_EXERCISE INSTRUCTIONS_
Word for word, print each line of the listing below; pictures stay out.

_SUPPLIED RECORDS_
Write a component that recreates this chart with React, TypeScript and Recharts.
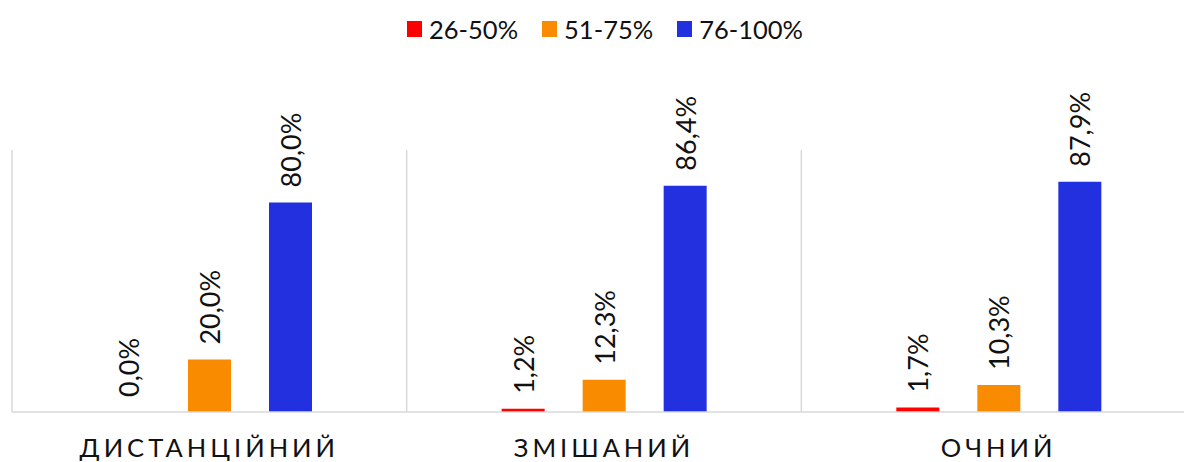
import { Bar, BarChart, CartesianGrid, LabelList, XAxis, YAxis } from "recharts";

const categories = ["ДИСТАНЦІЙНИЙ", "ЗМІШАНИЙ", "ОЧНИЙ"];
const seriesNames = ["26-50%", "51-75%", "76-100%"];
const seriesColors = ["#ff0000", "#f98b00", "#2230e0"];
const low = [0.0, 1.2, 1.7];
const mid = [20.0, 12.3, 10.3];
const high = [80.0, 86.4, 87.9];

const data = categories.map((name, i) => ({
  name,
  low: low[i],
  mid: mid[i],
  high: high[i],
}));
const keys = ["low", "mid", "high"];

const FONT = "Lato, 'Noto Sans', sans-serif";

const fmt = (v: number) => `${v.toFixed(1).replace(".", ",")}%`;

function RotatedLabel(props: any) {
  const { x, y, width, value } = props;
  const cx = Number(x) + Number(width) / 2;
  const ty = Number(y) - 15;
  return (
    <text
      x={cx}
      y={ty}
      transform={`rotate(-90 ${cx} ${ty})`}
      textAnchor="start"
      dominantBaseline="central"
      fontFamily={FONT}
      fontSize={27}
      fill="#111"
    >
      {fmt(Number(value))}
    </text>
  );
}

function CategoryTick(props: any) {
  const { x, y, payload } = props;
  return (
    <text
      x={x}
      y={y + 37}
      textAnchor="middle"
      fontFamily={FONT}
      fontSize={25.5}
      letterSpacing={4}
      fill="#111"
    >
      {payload.value}
    </text>
  );
}

function TopLegend() {
  return (
    <div
      style={{
        position: "absolute",
        left: 407,
        top: 14,
        display: "flex",
        alignItems: "center",
        fontFamily: FONT,
        fontSize: 25.5,
        color: "#111",
      }}
    >
      {seriesNames.map((n, i) => (
        <div key={n} style={{ display: "flex", alignItems: "center", marginRight: 24 }}>
          <span
            style={{
              display: "inline-block",
              width: 15,
              height: 16,
              background: seriesColors[i],
              marginRight: 7,
            }}
          />
          <span>{n}</span>
        </div>
      ))}
    </div>
  );
}

export default function App() {
  return (
    <div
      style={{
        position: "fixed",
        left: 0,
        top: 0,
        width: 1184,
        height: 462,
        overflow: "hidden",
        background: "#fff",
      }}
    >
      <TopLegend />
      <BarChart
        width={1200}
        height={462}
        data={data}
        margin={{ top: 150, right: 4, left: 12, bottom: 0 }}
        barSize={43}
        barGap={38}
      >
        <CartesianGrid
          horizontal={false}
          stroke="#d9d9d9"
          strokeWidth={1.5}
          verticalCoordinatesGenerator={({ offset }: any) =>
            categories
              .map((_, i) => offset.left + (i * offset.width) / categories.length)
              .concat(offset.left + offset.width)
          }
        />
        <XAxis
          dataKey="name"
          height={50}
          axisLine={{ stroke: "#d9d9d9", strokeWidth: 1.5 }}
          tickLine={false}
          tick={<CategoryTick />}
          interval={0}
        />
        <YAxis hide domain={[0, 100]} />
        {keys.map((k, i) => (
          <Bar
            key={k}
            dataKey={k}
            name={seriesNames[i]}
            fill={seriesColors[i]}
            minPointSize={0.01}
            isAnimationActive={false}
          >
            <LabelList dataKey={k} content={<RotatedLabel />} />
          </Bar>
        ))}
      </BarChart>
    </div>
  );
}
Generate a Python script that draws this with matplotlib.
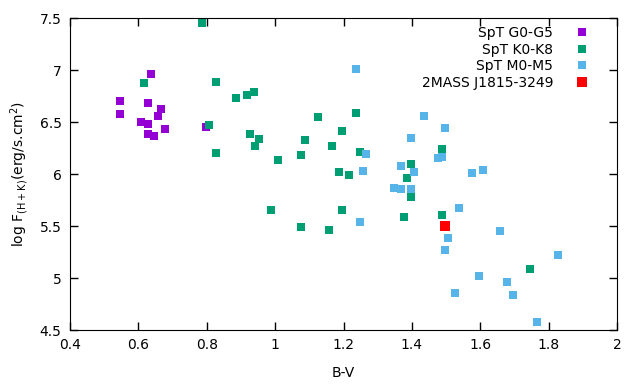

_WRITTEN RESPONSE_
Write a component that recreates this chart with React, TypeScript and Recharts.
import { Bar, BarChart, CartesianGrid, LabelList, XAxis, YAxis } from "recharts";

const categories = ["ДИСТАНЦІЙНИЙ", "ЗМІШАНИЙ", "ОЧНИЙ"];
const seriesNames = ["26-50%", "51-75%", "76-100%"];
const seriesColors = ["#ff0000", "#f98b00", "#2230e0"];
const low = [0.0, 1.2, 1.7];
const mid = [20.0, 12.3, 10.3];
const high = [80.0, 86.4, 87.9];

const data = categories.map((name, i) => ({
  name,
  low: low[i],
  mid: mid[i],
  high: high[i],
}));
const keys = ["low", "mid", "high"];

const FONT = "Lato, 'Noto Sans', sans-serif";

const fmt = (v: number) => `${v.toFixed(1).replace(".", ",")}%`;

function RotatedLabel(props: any) {
  const { x, y, width, value } = props;
  const cx = Number(x) + Number(width) / 2;
  const ty = Number(y) - 15;
  return (
    <text
      x={cx}
      y={ty}
      transform={`rotate(-90 ${cx} ${ty})`}
      textAnchor="start"
      dominantBaseline="central"
      fontFamily={FONT}
      fontSize={27}
      fill="#111"
    >
      {fmt(Number(value))}
    </text>
  );
}

function CategoryTick(props: any) {
  const { x, y, payload } = props;
  return (
    <text
      x={x}
      y={y + 37}
      textAnchor="middle"
      fontFamily={FONT}
      fontSize={25.5}
      letterSpacing={4}
      fill="#111"
    >
      {payload.value}
    </text>
  );
}

function TopLegend() {
  return (
    <div
      style={{
        position: "absolute",
        left: 407,
        top: 14,
        display: "flex",
        alignItems: "center",
        fontFamily: FONT,
        fontSize: 25.5,
        color: "#111",
      }}
    >
      {seriesNames.map((n, i) => (
        <div key={n} style={{ display: "flex", alignItems: "center", marginRight: 24 }}>
          <span
            style={{
              display: "inline-block",
              width: 15,
              height: 16,
              background: seriesColors[i],
              marginRight: 7,
            }}
          />
          <span>{n}</span>
        </div>
      ))}
    </div>
  );
}

export default function App() {
  return (
    <div
      style={{
        position: "fixed",
        left: 0,
        top: 0,
        width: 1184,
        height: 462,
        overflow: "hidden",
        background: "#fff",
      }}
    >
      <TopLegend />
      <BarChart
        width={1200}
        height={462}
        data={data}
        margin={{ top: 150, right: 4, left: 12, bottom: 0 }}
        barSize={43}
        barGap={38}
      >
        <CartesianGrid
          horizontal={false}
          stroke="#d9d9d9"
          strokeWidth={1.5}
          verticalCoordinatesGenerator={({ offset }: any) =>
            categories
              .map((_, i) => offset.left + (i * offset.width) / categories.length)
              .concat(offset.left + offset.width)
          }
        />
        <XAxis
          dataKey="name"
          height={50}
          axisLine={{ stroke: "#d9d9d9", strokeWidth: 1.5 }}
          tickLine={false}
          tick={<CategoryTick />}
          interval={0}
        />
        <YAxis hide domain={[0, 100]} />
        {keys.map((k, i) => (
          <Bar
            key={k}
            dataKey={k}
            name={seriesNames[i]}
            fill={seriesColors[i]}
            minPointSize={0.01}
            isAnimationActive={false}
          >
            <LabelList dataKey={k} content={<RotatedLabel />} />
          </Bar>
        ))}
      </BarChart>
    </div>
  );
}
Generate a Python script that draws this with matplotlib.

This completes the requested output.